There are album launches, and then there are signals. As Confessions II approaches its 3 July release, London now appears to be part of the final ignition sequence.

Reports have emerged of Club Confessions: London, a special listening event due to take place on Thursday 2 July 2026, the evening before Madonna’s new album arrives. The event is being described as an early album playback, with Stuart Price attached as host and DJ, alongside other special guests. For a record so clearly built around the dance floor as ritual, memory and return, the idea of hearing it first in a club setting feels more than promotional. It feels structurally right.
Price’s presence matters. Confessions on a Dance Floor was never simply a collection of tracks; it was a continuous movement, a pulse-line, a glittering machine with a human heart trapped beautifully inside it.
To have Stuart Price back at the centre of Confessions II, and now reportedly leading a London listening event, sharpens the connection between the original 2005 record and this new chapter. This is not just a callback. It is a producer returning to the booth, the architecture and the voltage.

The event details being reported are still deliberately selective. Official Charts notes that the venue has not yet been publicly revealed, while Attitude reports that fans can gain access through Confessions II pre-orders, with ticket codes and access links due to be sent from 5pm BST on Thursday 25 June. That gives the whole thing the feel of a controlled entry point: part album campaign, part club invitation, part fan communion.

The bigger question, inevitably, is whether Madonna herself will attend. That remains the glittering uncertainty at the centre of the room. Official Charts reports that rumours of her possible appearance have grown from wording in a fan newsletter suggesting that “Madonna invites” fans to Club Confessions: London, but that is not the same as a confirmed public appearance. For now, the safest reading is this: Stuart Price and the London listening event look credible; Madonna’s physical attendance remains unconfirmed.
There are also separate Madonna-themed London events appearing around the same date, including club nights and release parties, but these should not all be folded into the same story. Eagle London, for example, lists a Madonna Confessions II night on 2 July with its own programme, including a midnight album play-through. That looks like part of the wider fan and club response around the album’s arrival rather than necessarily the official Stuart Price-hosted Club Confessions event.
What makes this moment interesting is not only the possibility of celebrity proximity, tempting though that may be. It is the staging. Confessions II has been framed from the beginning as a return to movement, to shared bodies, to the dance floor as a place where sound becomes memory and release becomes language. A London listening party with Stuart Price does not merely preview the album. It places the record back in the environment that made Confessions feel alive in the first place.

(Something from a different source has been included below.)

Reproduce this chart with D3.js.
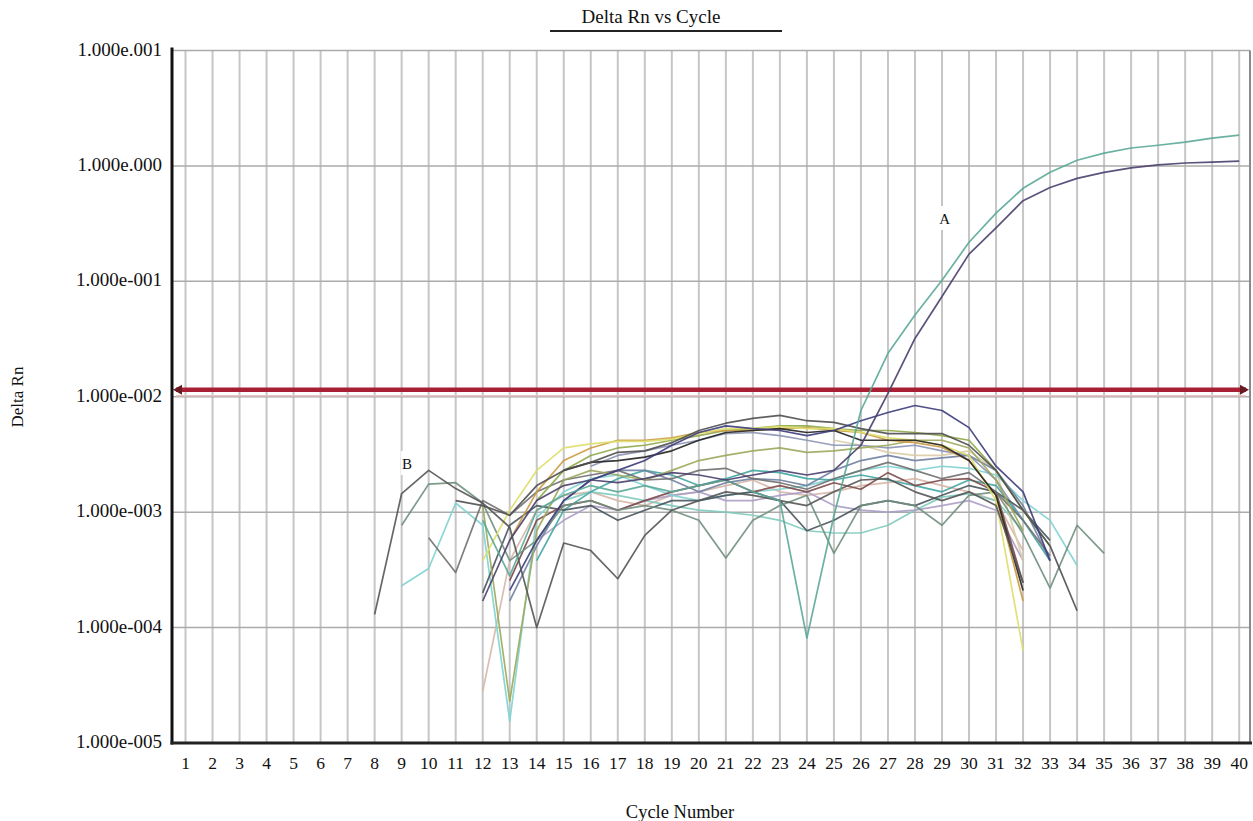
<!DOCTYPE html>
<html>
<head>
<meta charset="utf-8">
<script src="https://cdnjs.cloudflare.com/ajax/libs/d3/7.8.5/d3.min.js"></script>
<style>
  body { margin: 0; background: #fff; }
  svg text { font-family: "Liberation Serif", "Times New Roman", serif; fill: #111; }
</style>
</head>
<body>
<svg width="1253" height="821"></svg>
<script>
// cycle numbers on the x axis
var cycles = d3.range(1, 41);

// decade ticks on the log y axis and the labels as printed
var yTickValues = [1e-5, 1e-4, 1e-3, 1e-2, 1e-1, 1, 10];
var yTickLabels = ["1.000e-005", "1.000e-004", "1.000e-003", "1.000e-002", "1.000e-001", "1.000e.000", "1.000e.001"];

var thresholdValue = 0.0115;

// amplification curves (label A), first value at cycle 12
var ampTeal = [8.5e-4, 2.8e-4, 1.04e-3, 1.4e-3, 1.7e-3, 1.5e-3, 1.7e-3, 1.5e-3, 1.7e-3, 1.9e-3, 1.5e-3, 1.26e-3, 8.1e-5, 9.3e-4, 7.6e-3, 0.0238, 0.051, 0.102, 0.218, 0.39, 0.64, 0.88, 1.12, 1.29, 1.43, 1.51, 1.61, 1.74, 1.85];
var ampPurple = [1.7e-4, 5.7e-4, 1.26e-3, 1.7e-3, 1.9e-3, 1.8e-3, 1.95e-3, 2.2e-3, 2.1e-3, 1.9e-3, 2.1e-3, 2.3e-3, 2.1e-3, 2.3e-3, 3.8e-3, 0.0107, 0.032, 0.074, 0.172, 0.29, 0.50, 0.65, 0.78, 0.88, 0.96, 1.02, 1.06, 1.08, 1.10];

// background / negative curves (label B and the rest)
var lineB = [1.3e-4, 1.45e-3, 2.3e-3, 1.6e-3, 1.2e-3, 7.4e-4, 1.0e-4, 5.4e-4, 4.65e-4, 2.65e-4, 6.3e-4, 1.04e-3, 1.26e-3, 1.5e-3, 1.4e-3, 1.26e-3, 1.14e-3, 1.5e-3, 1.9e-3, 1.95e-3, 1.5e-3, 1.26e-3, 1.5e-3, 1.14e-3, 2.45e-4];
var greyGreen = [7.7e-4, 1.75e-3, 1.8e-3, 1.2e-3, 3.8e-4, 5.7e-4, 1.14e-3, 1.26e-3, 1.04e-3, 1.14e-3, 1.04e-3, 8.5e-4, 4.0e-4, 8.5e-4, 1.14e-3, 1.4e-3, 4.4e-4, 1.14e-3, 1.26e-3, 1.14e-3, 7.7e-4, 1.4e-3, 1.5e-3, 6.5e-4, 2.2e-4, 7.7e-4, 4.4e-4];
var diamond = [6.0e-4, 3.0e-4, 1.26e-3, 9.4e-4, 1.5e-3, 1.9e-3, 2.1e-3, 2.3e-3, 1.9e-3, 1.95e-3, 2.3e-3, 2.4e-3, 1.95e-3, 1.8e-3, 1.58e-3, 1.95e-3, 2.3e-3, 2.7e-3, 2.3e-3, 1.95e-3, 2.2e-3, 1.5e-3, 8.5e-4, 4.2e-4];
var cyan = [2.3e-4, 3.25e-4, 1.2e-3, 7.7e-4, 1.55e-5, 9.0e-4, 1.5e-3, 1.95e-3, 2.1e-3, 1.7e-3, 1.4e-3, 1.26e-3, 1.4e-3, 1.5e-3, 1.58e-3, 1.7e-3, 1.95e-3, 2.3e-3, 2.5e-3, 2.3e-3, 2.5e-3, 2.4e-3, 2.1e-3, 1.26e-3, 8.5e-4, 3.45e-4];
var navy = [2.1e-4, 5.7e-4, 1.26e-3, 1.9e-3, 2.3e-3, 2.8e-3, 3.8e-3, 4.9e-3, 5.6e-3, 5.3e-3, 5.1e-3, 4.6e-3, 5.1e-3, 6.2e-3, 7.3e-3, 8.4e-3, 7.6e-3, 5.4e-3, 2.5e-3, 1.5e-3, 3.8e-4];
var darkTop = [1.26e-3, 1.14e-3, 9.4e-4, 1.7e-3, 2.3e-3, 2.7e-3, 3.3e-3, 3.4e-3, 4.0e-3, 5.1e-3, 5.9e-3, 6.5e-3, 6.9e-3, 6.2e-3, 6.0e-3, 5.3e-3, 4.8e-3, 4.8e-3, 4.8e-3, 3.8e-3, 2.3e-3, 1.04e-3, 5.1e-4, 1.4e-4];
var yellow = [3.8e-4, 1.04e-3, 2.3e-3, 3.6e-3, 3.9e-3, 4.1e-3, 4.1e-3, 4.3e-3, 4.8e-3, 5.3e-3, 5.3e-3, 5.5e-3, 5.3e-3, 5.3e-3, 4.9e-3, 4.4e-3, 4.2e-3, 3.8e-3, 3.1e-3, 1.26e-3, 6.3e-5];
var orange = [5.7e-4, 1.5e-3, 2.8e-3, 3.6e-3, 4.2e-3, 4.2e-3, 4.4e-3, 4.9e-3, 5.1e-3, 5.1e-3, 5.3e-3, 5.4e-3, 5.1e-3, 4.9e-3, 4.2e-3, 4.0e-3, 3.65e-3, 2.8e-3, 1.4e-3, 1.7e-4];
var olive = [1.26e-3, 2.3e-3, 3.1e-3, 3.6e-3, 3.8e-3, 4.2e-3, 4.6e-3, 5.1e-3, 5.3e-3, 5.6e-3, 5.6e-3, 5.3e-3, 5.1e-3, 5.1e-3, 4.9e-3, 4.6e-3, 4.2e-3, 2.3e-3, 1.04e-3, 5.1e-4];
var black = [2.3e-3, 2.7e-3, 2.8e-3, 3.0e-3, 3.4e-3, 4.2e-3, 4.9e-3, 5.1e-3, 5.3e-3, 4.9e-3, 5.1e-3, 4.2e-3, 4.2e-3, 4.2e-3, 3.8e-3, 2.8e-3, 1.4e-3, 2.1e-4];
var beige = [4.2e-3, 3.8e-3, 3.3e-3, 3.1e-3, 3.1e-3, 3.4e-3, 2.3e-3, 3.8e-4];
var greyBlue = [2.5e-3, 3.1e-3, 3.4e-3, 3.8e-3, 4.2e-3, 4.8e-3, 4.9e-3, 4.6e-3, 4.2e-3, 3.8e-3, 3.8e-3, 3.6e-3, 3.8e-3, 3.4e-3, 3.1e-3, 1.9e-3, 8.5e-4];
var brownRed = [2.55e-4, 8.5e-4, 1.14e-3, 1.26e-3, 1.04e-3, 1.26e-3, 1.5e-3, 1.7e-3, 1.9e-3, 1.5e-3, 1.7e-3, 1.5e-3, 1.8e-3, 1.58e-3, 2.2e-3, 1.7e-3, 1.9e-3, 1.95e-3, 1.5e-3, 2.45e-4];
var teal2 = [3.8e-4, 1.04e-3, 1.5e-3, 1.95e-3, 2.3e-3, 2.1e-3, 1.7e-3, 1.95e-3, 2.3e-3, 2.2e-3, 1.95e-3, 1.9e-3, 2.1e-3, 1.9e-3, 1.7e-3, 1.5e-3, 1.9e-3, 1.7e-3, 8.5e-4, 3.8e-4];
var lightTeal = [1.26e-3, 1.5e-3, 1.4e-3, 1.26e-3, 1.14e-3, 1.04e-3, 1.0e-3, 9.4e-4, 8.5e-4, 6.9e-4, 6.6e-4, 6.6e-4, 7.7e-4, 1.04e-3, 1.35e-3, 1.45e-3, 1.26e-3, 6.9e-4];
var lightPurple = [5.7e-4, 8.5e-4, 1.14e-3, 1.04e-3, 1.26e-3, 1.4e-3, 1.5e-3, 1.26e-3, 1.26e-3, 1.4e-3, 1.5e-3, 1.14e-3, 1.04e-3, 1.0e-3, 1.04e-3, 1.14e-3, 1.26e-3, 1.04e-3, 3.8e-4];
var blueGrey = [1.7e-4, 5.1e-4, 1.26e-3, 1.9e-3, 2.3e-3, 2.3e-3, 1.9e-3, 1.5e-3, 1.8e-3, 1.95e-3, 1.9e-3, 1.7e-3, 2.3e-3, 2.8e-3, 3.1e-3, 2.8e-3, 2.95e-3, 3.1e-3, 2.3e-3, 1.14e-3, 3.8e-4];
var darkSlate = [2.0e-4, 7.7e-4, 1.14e-3, 1.04e-3, 1.14e-3, 8.5e-4, 1.04e-3, 1.26e-3, 1.26e-3, 1.4e-3, 1.5e-3, 1.26e-3, 6.9e-4, 8.5e-4, 1.14e-3, 1.26e-3, 1.14e-3, 1.4e-3, 1.7e-3, 1.5e-3, 1.04e-3, 5.7e-4];
var oliveDip = [1.14e-3, 2.3e-5, 6.9e-4, 1.9e-3, 2.3e-3, 2.1e-3, 1.9e-3, 2.3e-3, 2.8e-3, 3.1e-3, 3.4e-3, 3.6e-3, 3.3e-3, 3.4e-3, 3.6e-3, 3.8e-3, 4.2e-3, 4.2e-3, 3.6e-3, 1.9e-3, 6.9e-4];
var pinkBeige = [2.8e-5, 3.8e-4, 1.04e-3, 1.4e-3, 1.5e-3, 1.26e-3, 1.14e-3, 1.4e-3, 1.5e-3, 1.7e-3, 1.9e-3, 1.5e-3, 1.4e-3, 1.5e-3, 1.7e-3, 1.8e-3, 1.95e-3, 1.7e-3, 1.5e-3, 1.26e-3, 4.65e-4];

// which cycle each series starts at
var seriesList = [
  { values: pinkBeige, start: 12 },
  { values: lightTeal, start: 15 },
  { values: lightPurple, start: 14 },
  { values: beige, start: 25 },
  { values: cyan, start: 9 },
  { values: greyBlue, start: 16 },
  { values: teal2, start: 14 },
  { values: blueGrey, start: 13 },
  { values: darkSlate, start: 12 },
  { values: brownRed, start: 13 },
  { values: greyGreen, start: 9 },
  { values: diamond, start: 10 },
  { values: oliveDip, start: 12 },
  { values: olive, start: 14 },
  { values: orange, start: 13 },
  { values: yellow, start: 12 },
  { values: black, start: 15 },
  { values: darkTop, start: 11 },
  { values: navy, start: 13 },
  { values: lineB, start: 8 },
  { values: ampTeal, start: 12 },
  { values: ampPurple, start: 12 }
];
var seriesColors = ["#d6b6a6", "#80cabe", "#ab9dc6", "#dacca6", "#80d2d2", "#8c94b2", "#40a6a2", "#7080a2", "#48545c", "#7c4a4a",
                    "#6f8f7d", "#707070", "#9ca85c", "#8fa84a", "#cc9a40", "#dede6c", "#222222", "#4f4f4f", "#3c3c7c", "#555555",
                    "#5aa898", "#4a3f6e"];

document.addEventListener("DOMContentLoaded", function() {
  var svg = d3.select("svg");
  var left = 172, right = 1250, top = 50.5, bottom = 743;

  var xScale = d3.scaleLinear()
                 .domain([0.5, 40.4])
                 .range([left, right]);

  var yScale = d3.scaleLog()
                 .domain([1e-5, 10])
                 .range([bottom, top]);

  // grid
  svg.append("g")
    .selectAll("line")
    .data(cycles)
    .enter()
    .append("line")
      .attr("x1", function(d) { return xScale(d); })
      .attr("x2", function(d) { return xScale(d); })
      .attr("y1", top)
      .attr("y2", bottom)
      .attr("stroke", "#c6c6c6")
      .attr("stroke-width", 2);

  svg.append("g")
    .selectAll("line")
    .data(yTickValues)
    .enter()
    .append("line")
      .attr("x1", left)
      .attr("x2", right)
      .attr("y1", function(d) { return yScale(d); })
      .attr("y2", function(d) { return yScale(d); })
      .attr("stroke", "#ababab")
      .attr("stroke-width", 1.5);

  svg.append("line")
    .attr("x1", right).attr("x2", right)
    .attr("y1", top).attr("y2", bottom)
    .attr("stroke", "#8a8a8a")
    .attr("stroke-width", 2);

  // threshold line with arrows at both ends
  var ty = yScale(thresholdValue);
  svg.append("line")
    .attr("x1", left + 4).attr("x2", right - 4)
    .attr("y1", ty + 6).attr("y2", ty + 6)
    .attr("stroke", "#e8c4c4")
    .attr("stroke-width", 1.5);
  svg.append("line")
    .attr("x1", left + 4).attr("x2", right - 4)
    .attr("y1", ty).attr("y2", ty)
    .attr("stroke", "#a81e32")
    .attr("stroke-width", 4.5);
  svg.append("path")
    .attr("d", "M" + (left + 1) + "," + ty + "l9,-5l0,10z")
    .attr("fill", "#6a1a22");
  svg.append("path")
    .attr("d", "M" + (right - 1) + "," + ty + "l-9,-5l0,10z")
    .attr("fill", "#6a1a22");

  // curves
  var line = d3.line()
               .x(function(d) { return xScale(d.cycle); })
               .y(function(d) { return yScale(d.value); });

  svg.append("g")
    .selectAll("path")
    .data(seriesList)
    .enter()
    .append("path")
      .attr("d", function(s) {
        return line(s.values.map(function(v, i) { return { cycle: s.start + i, value: v }; }));
      })
      .attr("fill", "none")
      .attr("stroke", function(s, i) { return seriesColors[i]; })
      .attr("stroke-width", 1.7)
      .attr("stroke-linejoin", "round")
      .attr("opacity", 0.9);

  // axes
  svg.append("line")
    .attr("x1", left).attr("x2", left)
    .attr("y1", top - 3).attr("y2", bottom + 1.5)
    .attr("stroke", "#111")
    .attr("stroke-width", 3);
  svg.append("line")
    .attr("x1", left - 1.5).attr("x2", right + 2)
    .attr("y1", bottom).attr("y2", bottom)
    .attr("stroke", "#222")
    .attr("stroke-width", 3);

  svg.append("g")
    .selectAll("text")
    .data(yTickValues)
    .enter()
    .append("text")
      .attr("x", left - 10)
      .attr("y", function(d) { return yScale(d) + 5; })
      .attr("text-anchor", "end")
      .style("font-size", "19px")
      .text(function(d, i) { return yTickLabels[i]; });

  svg.append("g")
    .selectAll("text")
    .data(cycles)
    .enter()
    .append("text")
      .attr("x", function(d) { return xScale(d); })
      .attr("y", 769)
      .attr("text-anchor", "middle")
      .style("font-size", "17.5px")
      .text(function(d) { return d; });

  // titles
  svg.append("text")
    .attr("x", 651).attr("y", 23)
    .attr("text-anchor", "middle")
    .style("font-size", "19px")
    .text("Delta Rn vs Cycle");
  svg.append("line")
    .attr("x1", 550).attr("x2", 782)
    .attr("y1", 31).attr("y2", 31)
    .attr("stroke", "#222")
    .attr("stroke-width", 2);

  svg.append("text")
    .attr("x", 680).attr("y", 818)
    .attr("text-anchor", "middle")
    .style("font-size", "18.5px")
    .text("Cycle Number");

  svg.append("text")
    .attr("transform", "translate(23,397) rotate(-90)")
    .attr("text-anchor", "middle")
    .style("font-size", "17px")
    .text("Delta Rn");

  // curve labels
  function tag(txt, x, y) {
    svg.append("rect")
      .attr("x", x - 6).attr("y", y - 18)
      .attr("width", 13).attr("height", 24)
      .attr("fill", "#fff");
    svg.append("text")
      .attr("x", x).attr("y", y)
      .attr("text-anchor", "middle")
      .style("font-size", "15px")
      .text(txt);
  }
  tag("A", xScale(29.1), 224);
  tag("B", xScale(9.2), 469);
});
</script>
</body>
</html>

If Confessions on a Dance Floor turned the club into a cathedral of mirrored light, Confessions II appears to be reopening the doors. London, on the night before release, may become one of the first rooms where the new record breathes in public.
For now, we watch the details carefully. Venue, guests, access and attendance still matter. But the shape is there: Madonna, Stuart Price, London, 2 July, and a dance floor waiting for the next confession.